# Jean-Jacques Rousseau



## Il Seraglio

A great political philosopher best known for the monumental Social Contract was also an unexpectedly successful composer. Sadly the only one of his works with recordings that are easy to get a hold of is his operatic intermède Le Devin du Village, perhaps best known by its association with Mozart's _Bastien und Bastienne_ which parodied it.








It's little wonder Gluck spoke so highly of him as "a pioneer of the expressive natural style". His influence on Gluck in manifest hearing his music, which is something of medium between the expressiveness of French opera with its programmatic style and sparing use of recitative and the stripped down, 'natural' simplicity of the Italian opera buffa which was beginning to take centre stage in the music world.

Any other admirers?

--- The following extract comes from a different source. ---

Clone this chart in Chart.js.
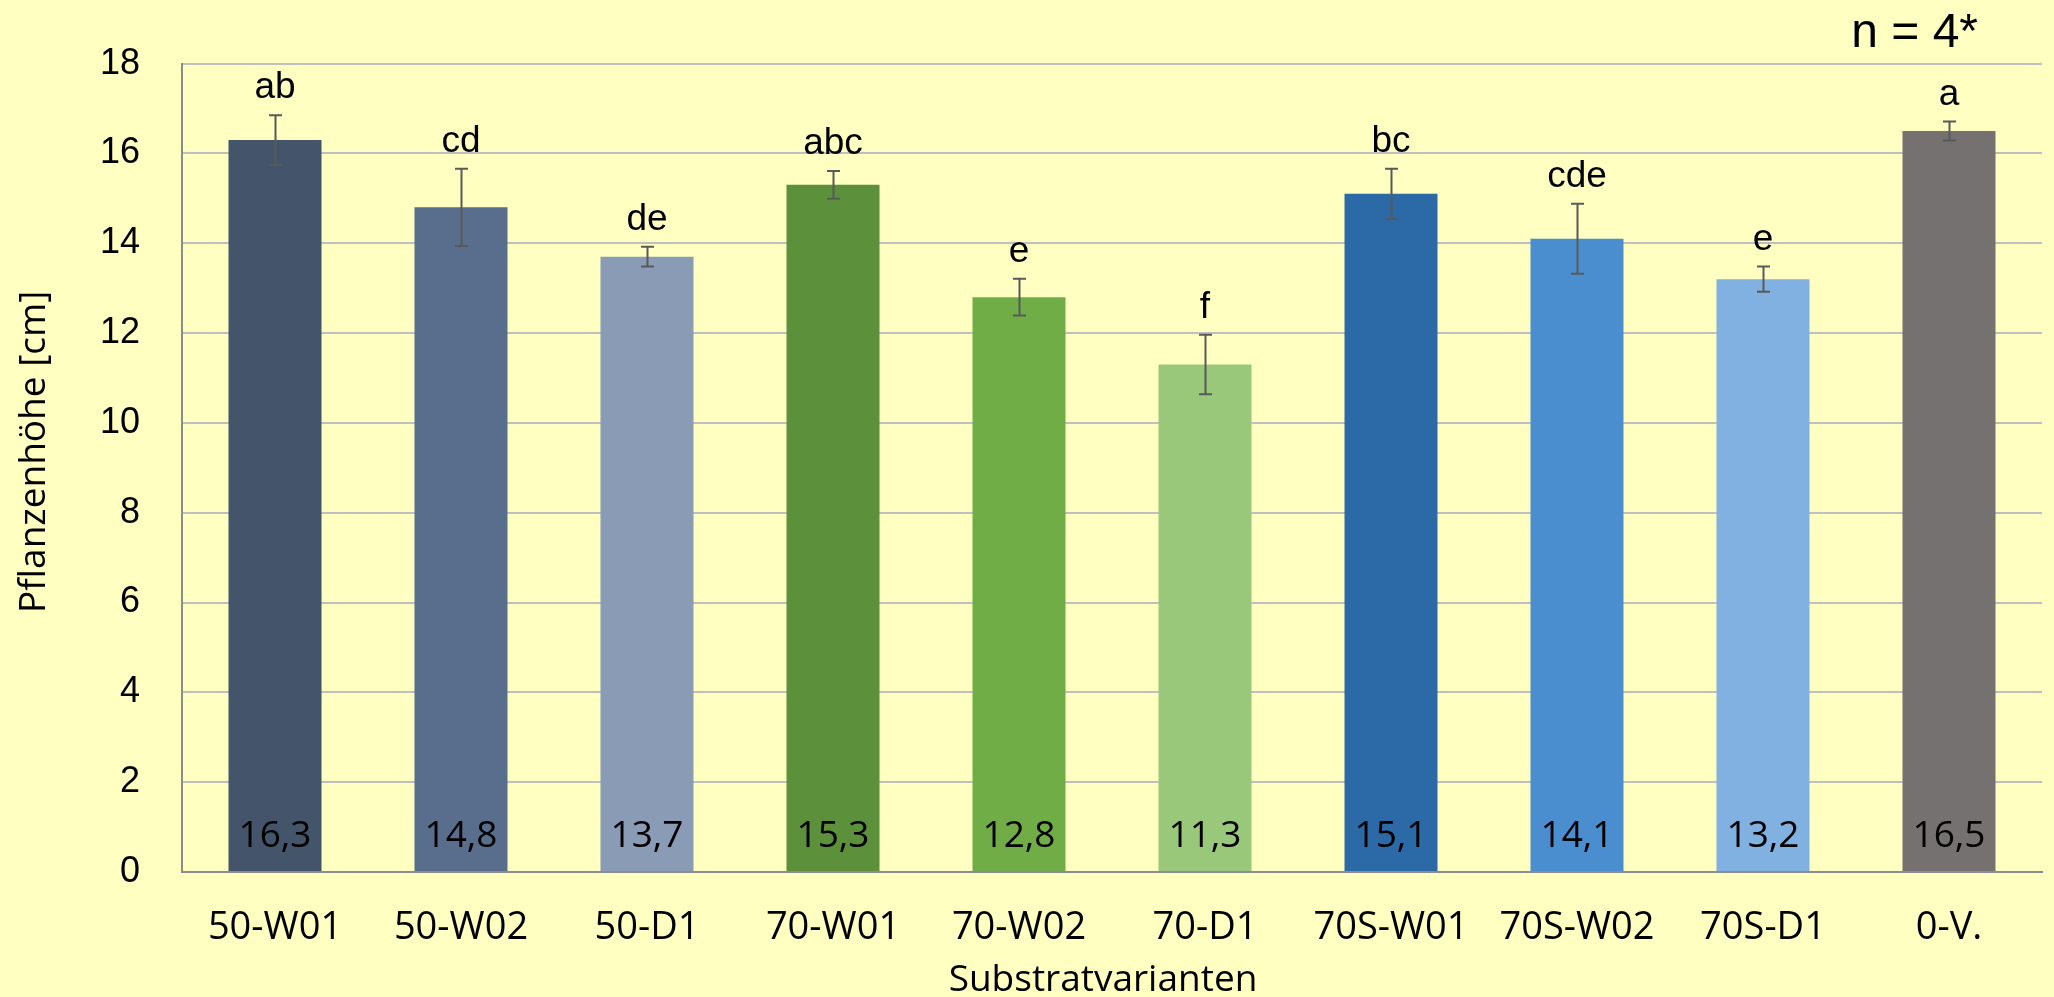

Oh, and if anybody can recommend more of his music (if the recordings exist), I'd be very grateful.


----------



## science

Evidently he had some kind of conflict with Rameau as well.

View attachment 43287


I listened to this recording for the first time a few weeks ago, in less than ideal circumstances (road noise, people talking). It is an interesting work, for sure. I didn't notice a lot of counterpoint, but I wonder whether I just missed it.

I'm not a big fan of his political philosophy - perhaps Rousseau should've stuck to composing?


----------